> [PROVIDED MATERIAL]

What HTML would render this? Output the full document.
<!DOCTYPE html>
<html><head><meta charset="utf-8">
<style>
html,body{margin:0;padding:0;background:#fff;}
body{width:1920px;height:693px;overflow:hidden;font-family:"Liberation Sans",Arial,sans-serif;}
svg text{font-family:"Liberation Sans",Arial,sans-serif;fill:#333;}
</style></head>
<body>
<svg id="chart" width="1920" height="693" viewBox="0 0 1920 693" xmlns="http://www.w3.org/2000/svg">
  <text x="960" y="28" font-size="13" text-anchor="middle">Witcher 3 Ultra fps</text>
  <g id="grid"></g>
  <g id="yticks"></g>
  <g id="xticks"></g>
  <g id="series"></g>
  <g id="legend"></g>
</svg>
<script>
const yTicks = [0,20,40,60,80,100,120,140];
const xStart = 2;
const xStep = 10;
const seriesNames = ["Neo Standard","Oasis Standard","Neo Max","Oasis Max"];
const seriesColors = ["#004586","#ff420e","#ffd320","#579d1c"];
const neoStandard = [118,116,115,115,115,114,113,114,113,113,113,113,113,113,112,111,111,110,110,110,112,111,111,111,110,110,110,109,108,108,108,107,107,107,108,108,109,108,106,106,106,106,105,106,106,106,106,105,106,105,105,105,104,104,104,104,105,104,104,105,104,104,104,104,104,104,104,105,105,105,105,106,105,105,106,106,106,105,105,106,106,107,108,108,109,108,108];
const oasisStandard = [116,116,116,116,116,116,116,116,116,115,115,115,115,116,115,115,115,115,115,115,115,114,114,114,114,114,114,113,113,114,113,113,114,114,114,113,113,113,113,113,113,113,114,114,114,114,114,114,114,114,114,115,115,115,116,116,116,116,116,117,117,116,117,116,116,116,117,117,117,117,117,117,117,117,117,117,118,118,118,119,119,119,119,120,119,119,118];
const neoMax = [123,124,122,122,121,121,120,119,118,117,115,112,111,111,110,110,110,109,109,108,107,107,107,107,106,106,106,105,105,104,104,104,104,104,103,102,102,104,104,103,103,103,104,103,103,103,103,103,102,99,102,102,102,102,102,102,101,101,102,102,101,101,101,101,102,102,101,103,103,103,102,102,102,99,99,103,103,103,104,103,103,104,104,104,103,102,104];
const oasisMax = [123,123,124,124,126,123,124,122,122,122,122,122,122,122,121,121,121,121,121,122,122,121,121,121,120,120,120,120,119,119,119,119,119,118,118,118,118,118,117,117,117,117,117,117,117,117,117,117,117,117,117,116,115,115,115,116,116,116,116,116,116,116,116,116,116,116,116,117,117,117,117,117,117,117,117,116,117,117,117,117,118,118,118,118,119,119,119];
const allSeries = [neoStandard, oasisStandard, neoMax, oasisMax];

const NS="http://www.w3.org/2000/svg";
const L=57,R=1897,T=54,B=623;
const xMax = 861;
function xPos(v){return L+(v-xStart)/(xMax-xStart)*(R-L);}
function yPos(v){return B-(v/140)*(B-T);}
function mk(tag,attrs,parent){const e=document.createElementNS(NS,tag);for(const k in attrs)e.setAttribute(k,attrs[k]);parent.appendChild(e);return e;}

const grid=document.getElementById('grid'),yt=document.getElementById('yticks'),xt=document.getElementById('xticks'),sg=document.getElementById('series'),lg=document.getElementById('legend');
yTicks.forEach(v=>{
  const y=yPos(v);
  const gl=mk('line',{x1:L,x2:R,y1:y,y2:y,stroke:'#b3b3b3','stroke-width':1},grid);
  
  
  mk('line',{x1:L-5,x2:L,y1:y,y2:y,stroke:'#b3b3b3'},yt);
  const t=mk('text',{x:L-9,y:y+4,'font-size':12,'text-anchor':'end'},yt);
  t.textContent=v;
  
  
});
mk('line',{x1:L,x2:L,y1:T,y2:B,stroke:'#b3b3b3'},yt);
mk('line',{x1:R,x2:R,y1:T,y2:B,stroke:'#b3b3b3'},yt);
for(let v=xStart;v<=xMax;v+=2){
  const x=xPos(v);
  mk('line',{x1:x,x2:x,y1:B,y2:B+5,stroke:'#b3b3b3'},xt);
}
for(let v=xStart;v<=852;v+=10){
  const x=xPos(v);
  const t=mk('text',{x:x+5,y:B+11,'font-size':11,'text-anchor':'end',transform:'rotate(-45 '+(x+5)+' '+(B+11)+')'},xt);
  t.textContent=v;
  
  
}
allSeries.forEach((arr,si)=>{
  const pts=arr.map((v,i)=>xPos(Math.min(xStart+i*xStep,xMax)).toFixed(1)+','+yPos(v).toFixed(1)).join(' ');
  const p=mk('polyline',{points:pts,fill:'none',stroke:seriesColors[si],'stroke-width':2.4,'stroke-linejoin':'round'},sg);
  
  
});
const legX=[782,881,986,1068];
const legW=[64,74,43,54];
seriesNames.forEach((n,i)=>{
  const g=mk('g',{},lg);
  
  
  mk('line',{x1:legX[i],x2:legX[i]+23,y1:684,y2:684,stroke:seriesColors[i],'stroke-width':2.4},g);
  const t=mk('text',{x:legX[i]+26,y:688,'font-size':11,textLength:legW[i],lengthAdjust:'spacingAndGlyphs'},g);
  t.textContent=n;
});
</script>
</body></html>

> [SET PROBLEM]
Give an exact repetition of all the material.

> [SOLUTION TO THE EXERCISE]
What HTML would render this? Output the full document.
<!DOCTYPE html>
<html><head><meta charset="utf-8">
<style>
html,body{margin:0;padding:0;background:#fff;}
body{width:1920px;height:693px;overflow:hidden;font-family:"Liberation Sans",Arial,sans-serif;}
svg text{font-family:"Liberation Sans",Arial,sans-serif;fill:#333;}
</style></head>
<body>
<svg id="chart" width="1920" height="693" viewBox="0 0 1920 693" xmlns="http://www.w3.org/2000/svg">
  <text x="960" y="28" font-size="13" text-anchor="middle">Witcher 3 Ultra fps</text>
  <g id="grid"></g>
  <g id="yticks"></g>
  <g id="xticks"></g>
  <g id="series"></g>
  <g id="legend"></g>
</svg>
<script>
const yTicks = [0,20,40,60,80,100,120,140];
const xStart = 2;
const xStep = 10;
const seriesNames = ["Neo Standard","Oasis Standard","Neo Max","Oasis Max"];
const seriesColors = ["#004586","#ff420e","#ffd320","#579d1c"];
const neoStandard = [118,116,115,115,115,114,113,114,113,113,113,113,113,113,112,111,111,110,110,110,112,111,111,111,110,110,110,109,108,108,108,107,107,107,108,108,109,108,106,106,106,106,105,106,106,106,106,105,106,105,105,105,104,104,104,104,105,104,104,105,104,104,104,104,104,104,104,105,105,105,105,106,105,105,106,106,106,105,105,106,106,107,108,108,109,108,108];
const oasisStandard = [116,116,116,116,116,116,116,116,116,115,115,115,115,116,115,115,115,115,115,115,115,114,114,114,114,114,114,113,113,114,113,113,114,114,114,113,113,113,113,113,113,113,114,114,114,114,114,114,114,114,114,115,115,115,116,116,116,116,116,117,117,116,117,116,116,116,117,117,117,117,117,117,117,117,117,117,118,118,118,119,119,119,119,120,119,119,118];
const neoMax = [123,124,122,122,121,121,120,119,118,117,115,112,111,111,110,110,110,109,109,108,107,107,107,107,106,106,106,105,105,104,104,104,104,104,103,102,102,104,104,103,103,103,104,103,103,103,103,103,102,99,102,102,102,102,102,102,101,101,102,102,101,101,101,101,102,102,101,103,103,103,102,102,102,99,99,103,103,103,104,103,103,104,104,104,103,102,104];
const oasisMax = [123,123,124,124,126,123,124,122,122,122,122,122,122,122,121,121,121,121,121,122,122,121,121,121,120,120,120,120,119,119,119,119,119,118,118,118,118,118,117,117,117,117,117,117,117,117,117,117,117,117,117,116,115,115,115,116,116,116,116,116,116,116,116,116,116,116,116,117,117,117,117,117,117,117,117,116,117,117,117,117,118,118,118,118,119,119,119];
const allSeries = [neoStandard, oasisStandard, neoMax, oasisMax];

const NS="http://www.w3.org/2000/svg";
const L=57,R=1897,T=54,B=623;
const xMax = 861;
function xPos(v){return L+(v-xStart)/(xMax-xStart)*(R-L);}
function yPos(v){return B-(v/140)*(B-T);}
function mk(tag,attrs,parent){const e=document.createElementNS(NS,tag);for(const k in attrs)e.setAttribute(k,attrs[k]);parent.appendChild(e);return e;}

const grid=document.getElementById('grid'),yt=document.getElementById('yticks'),xt=document.getElementById('xticks'),sg=document.getElementById('series'),lg=document.getElementById('legend');
yTicks.forEach(v=>{
  const y=yPos(v);
  const gl=mk('line',{x1:L,x2:R,y1:y,y2:y,stroke:'#b3b3b3','stroke-width':1},grid);
  
  
  mk('line',{x1:L-5,x2:L,y1:y,y2:y,stroke:'#b3b3b3'},yt);
  const t=mk('text',{x:L-9,y:y+4,'font-size':12,'text-anchor':'end'},yt);
  t.textContent=v;
  
  
});
mk('line',{x1:L,x2:L,y1:T,y2:B,stroke:'#b3b3b3'},yt);
mk('line',{x1:R,x2:R,y1:T,y2:B,stroke:'#b3b3b3'},yt);
for(let v=xStart;v<=xMax;v+=2){
  const x=xPos(v);
  mk('line',{x1:x,x2:x,y1:B,y2:B+5,stroke:'#b3b3b3'},xt);
}
for(let v=xStart;v<=852;v+=10){
  const x=xPos(v);
  const t=mk('text',{x:x+5,y:B+11,'font-size':11,'text-anchor':'end',transform:'rotate(-45 '+(x+5)+' '+(B+11)+')'},xt);
  t.textContent=v;
  
  
}
allSeries.forEach((arr,si)=>{
  const pts=arr.map((v,i)=>xPos(Math.min(xStart+i*xStep,xMax)).toFixed(1)+','+yPos(v).toFixed(1)).join(' ');
  const p=mk('polyline',{points:pts,fill:'none',stroke:seriesColors[si],'stroke-width':2.4,'stroke-linejoin':'round'},sg);
  
  
});
const legX=[782,881,986,1068];
const legW=[64,74,43,54];
seriesNames.forEach((n,i)=>{
  const g=mk('g',{},lg);
  
  
  mk('line',{x1:legX[i],x2:legX[i]+23,y1:684,y2:684,stroke:seriesColors[i],'stroke-width':2.4},g);
  const t=mk('text',{x:legX[i]+26,y:688,'font-size':11,textLength:legW[i],lengthAdjust:'spacingAndGlyphs'},g);
  t.textContent=n;
});
</script>
</body></html>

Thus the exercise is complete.